Nicht allein auf theoretischer Ebene gilt es, den vielfältigen Integrations- und Kompatibilitätsproblemen einer arbeitsteilig organisierten technologischen Praxis gerecht zu werden. Angesichts der verwickelten soziokulturellen Folgeprobleme technischen Handelns müssen zugleich Gestaltungsstrategien eröffnet werden, mit denen der zunehmenden Komplexität von Technik angemessen begegnet werden kann. Beides verlangt nach einer philosophischen Reflexion, die sich nicht darin bescheidet, wohltuende Wirkungen und verderbliche Folgen einander aufzurechnen. Technik muß als umfassendes kulturelles Phänomen begriffen werden. Ropohl favorisierte dabei kybernetisch-systemtheoretische Modelle, wie sie in der allgemeinen Systemtheorie Ludwig von Bertalanffys, in der Kybernetik Norbert Wieners samt ihren regelungs- und nachrichtentechnologischen Vorläufern und Nachfolgern, in der Bourbaki-Schule, aber auch in praxisorientierten Ansätzen von Systemanalyse und Systemtechnik entwikkelt worden sind. Auf sie griff er zurück, um ein neues, jeden Reduktionismus ausschließendes Technikverständnis philosophisch zu begründen. Wesentlich war dabei nicht nur die Verknüpfung von funktionalen, strukturalen und hierarchischen Systemaspekten, sondern zugleich deren Einbettung in einen handlungstheoretischen Ansatz. Technik ist mehr als die Summe angeblich ethisch neutraler Mittel für beliebige Zwecke. Technik müsse vielmehr als soziotechnisches System gedacht werden, welches seinen Wert erst in gesellschaft-lichen Handlungszusammenhängen erhält. Zwar sei das Artifizielle Kennzeichen des Technischen, aber als ein „Sachsystem“, das in solchen individuellen und sozialen Handlungskontexten hergestellt und verwendet wird, welche sich selbst wiederum systemisch generieren.
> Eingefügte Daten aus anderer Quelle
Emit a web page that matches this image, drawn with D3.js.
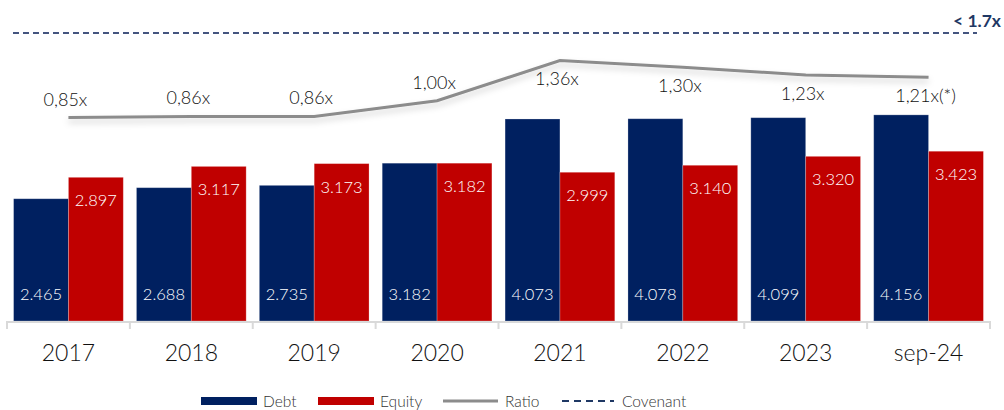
<!DOCTYPE html>
<html>
<head>
<meta charset="utf-8">
<script src="https://cdn.jsdelivr.net/npm/d3@7"></script>
<style>
  body { margin: 0; background: #fff; }
  svg { display: block; font-family: Lato, "Open Sans", sans-serif; font-weight: 300; }
</style>
</head>
<body>
<script>
// data
var categories = ["2017", "2018", "2019", "2020", "2021", "2022", "2023", "sep-24"];
var debt   = [2465, 2688, 2735, 3182, 4073, 4078, 4099, 4156];
var equity = [2897, 3117, 3173, 3182, 2999, 3140, 3320, 3423];
var ratio  = [0.85, 0.86, 0.86, 1.00, 1.36, 1.30, 1.23, 1.21];
var ratioLabels = ["0,85x", "0,86x", "0,86x", "1,00x", "1,36x", "1,30x", "1,23x", "1,21x(*)"];
var covenant = 1.7;
var series = ["Debt", "Equity"];

var width = 1004, height = 410,
    baseY = 321,
    colors = { Debt: "#002060", Equity: "#c00000", Ratio: "#8c8c8c", Covenant: "#1f3864" };

var fmt = d3.format(",");
function euro(v) { return fmt(v).replace(/,/g, "."); }

var svg = d3.select("body").append("svg")
    .attr("width", width)
    .attr("height", height);

var defs = svg.append("defs");
var shadow = defs.append("filter").attr("id", "shadow")
    .attr("x", "-5%").attr("y", "-50%").attr("width", "110%").attr("height", "300%");
shadow.append("feDropShadow")
    .attr("dx", 0).attr("dy", 4).attr("stdDeviation", 3)
    .attr("flood-color", "#000").attr("flood-opacity", 0.18);

var x0 = d3.scaleBand().domain(categories).range([7, 990]);
var x1 = d3.scaleBand().domain(series).range([0, x0.bandwidth()]).paddingOuter(0.12);
var y = d3.scaleLinear().domain([0, 6472]).range([baseY, 0]);
var r = d3.scaleLinear().domain([0, 1.7]).range([212.8, 22.4]);

var rows = categories.map(function(c, i) {
  return { cat: c, Debt: debt[i], Equity: equity[i], ratio: ratio[i], label: ratioLabels[i] };
});

// bars
var groups = svg.append("g").selectAll("g")
    .data(rows)
  .enter().append("g")
    .attr("transform", function(d) { return "translate(" + x0(d.cat) + ",0)"; });

groups.selectAll("rect")
    .data(function(d) { return series.map(function(k) { return { key: k, value: d[k] }; }); })
  .enter().append("rect")
    .attr("x", function(d) { return x1(d.key); })
    .attr("y", function(d) { return y(d.value); })
    .attr("width", x1.bandwidth())
    .attr("height", function(d) { return baseY - y(d.value); })
    .attr("fill", function(d) { return colors[d.key]; })
    .attr("stroke", "rgba(255,255,255,0.3)")
    .attr("stroke-width", 0.8);

// debt labels near the bottom, equity labels near the top
groups.append("text")
    .attr("x", x1("Debt") + x1.bandwidth() / 2)
    .attr("y", baseY - 21)
    .attr("text-anchor", "middle")
    .attr("fill", "#fff")
    .attr("font-size", 16.5)
    .text(function(d) { return euro(d.Debt); });

groups.append("text")
    .attr("x", x1("Equity") + x1.bandwidth() / 2)
    .attr("y", function(d) { return y(d.Equity) + 29; })
    .attr("text-anchor", "middle")
    .attr("fill", "#fff")
    .attr("font-size", 16.5)
    .text(function(d) { return euro(d.Equity); });

// axis
var axis = svg.append("g");
axis.append("line")
    .attr("x1", x0.range()[0]).attr("x2", x0.range()[1])
    .attr("y1", baseY + 1).attr("y2", baseY + 1)
    .attr("stroke", "#d9d9d9").attr("stroke-width", 2);
axis.selectAll(".tick")
    .data(categories.map(function(c) { return x0(c); }).concat([x0.range()[1]]))
  .enter().append("line")
    .attr("x1", function(d) { return d; }).attr("x2", function(d) { return d; })
    .attr("y1", baseY).attr("y2", baseY + 8)
    .attr("stroke", "#d9d9d9").attr("stroke-width", 2);
axis.selectAll("text")
    .data(categories)
  .enter().append("text")
    .attr("x", function(d) { return x0(d) + x0.bandwidth() / 2; })
    .attr("y", 361)
    .attr("text-anchor", "middle")
    .attr("font-size", 23)
    .attr("fill", "#111")
    .text(function(d) { return d; });

// covenant line
svg.append("line")
    .attr("x1", 13).attr("x2", 977)
    .attr("y1", 33).attr("y2", 33)
    .attr("stroke", "#44557f").attr("stroke-width", 2)
    .attr("stroke-dasharray", "6,4");
svg.append("text")
    .attr("x", 1001).attr("y", 27)
    .attr("text-anchor", "end")
    .attr("font-size", 17.5).attr("font-weight", "bold")
    .attr("fill", colors.Covenant)
    .text("< " + covenant + "x");

// ratio line
var line = d3.line()
    .x(function(d) { return x0(d.cat) + x0.bandwidth() / 2; })
    .y(function(d) { return r(d.ratio); });

svg.append("path")
    .datum(rows)
    .attr("d", line)
    .attr("fill", "none")
    .attr("stroke", colors.Ratio)
    .attr("stroke-width", 3)
    .attr("filter", "url(#shadow)");

svg.append("g").selectAll("text")
    .data(rows)
  .enter().append("text")
    .attr("x", function(d) { return x0(d.cat) + x0.bandwidth() / 2 - 3; })
    .attr("y", function(d) { return d.ratio > 1 ? r(d.ratio) + 25 : r(d.ratio) - 12; })
    .attr("text-anchor", "middle")
    .attr("font-size", 18)
    .attr("fill", "#111")
    .text(function(d) { return d.label; });

// legend
var legend = svg.append("g").attr("font-size", 15.5).attr("fill", "#333");
legend.append("rect").attr("x", 201).attr("y", 397).attr("width", 56).attr("height", 8).attr("fill", colors.Debt);
legend.append("text").attr("x", 263).attr("y", 407).text("Debt");
legend.append("rect").attr("x", 318).attr("y", 397).attr("width", 56).attr("height", 8).attr("fill", colors.Equity);
legend.append("text").attr("x", 380).attr("y", 407).text("Equity");
legend.append("line").attr("x1", 443).attr("x2", 498).attr("y1", 401).attr("y2", 401)
    .attr("stroke", colors.Ratio).attr("stroke-width", 3);
legend.append("text").attr("x", 505).attr("y", 407).text("Ratio");
legend.append("line").attr("x1", 562).attr("x2", 614).attr("y1", 401).attr("y2", 401)
    .attr("stroke", colors.Covenant).attr("stroke-width", 2).attr("stroke-dasharray", "7,5");
legend.append("text").attr("x", 622).attr("y", 407).text("Covenant");
</script>
</body>
</html>
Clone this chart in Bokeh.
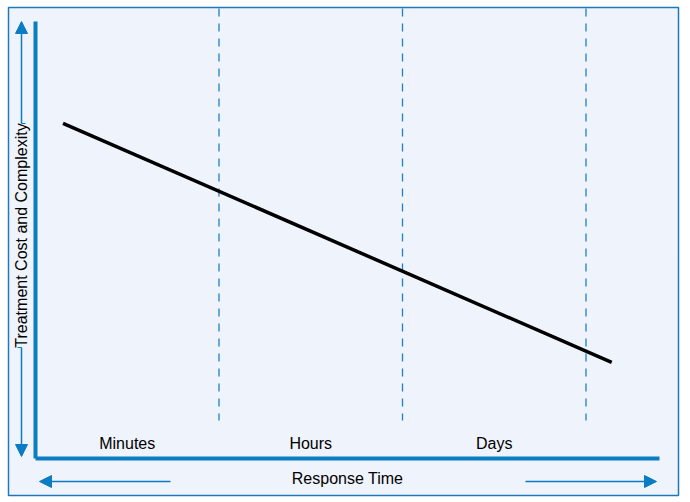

In einem derart konzipierten Systemmodell technischen Handelns lassen sich technische Artefakte wie die daran geknüpften soziotechnischen Interdepen-denzen begreifen. Ropohl zog daraus eine bedenkenswerte Schlußfolgerung: Es gibt keine unschuldige Technik. Der Technik eignet von vornherein eine normative Dimension. Diese normative Dimension erschöpft sich nicht in moralischen Regeln für Individuen im Umgang mit der Technik. Sie umfaßt gleichermaßen Regeln der gesellschaftlichen Ordnung.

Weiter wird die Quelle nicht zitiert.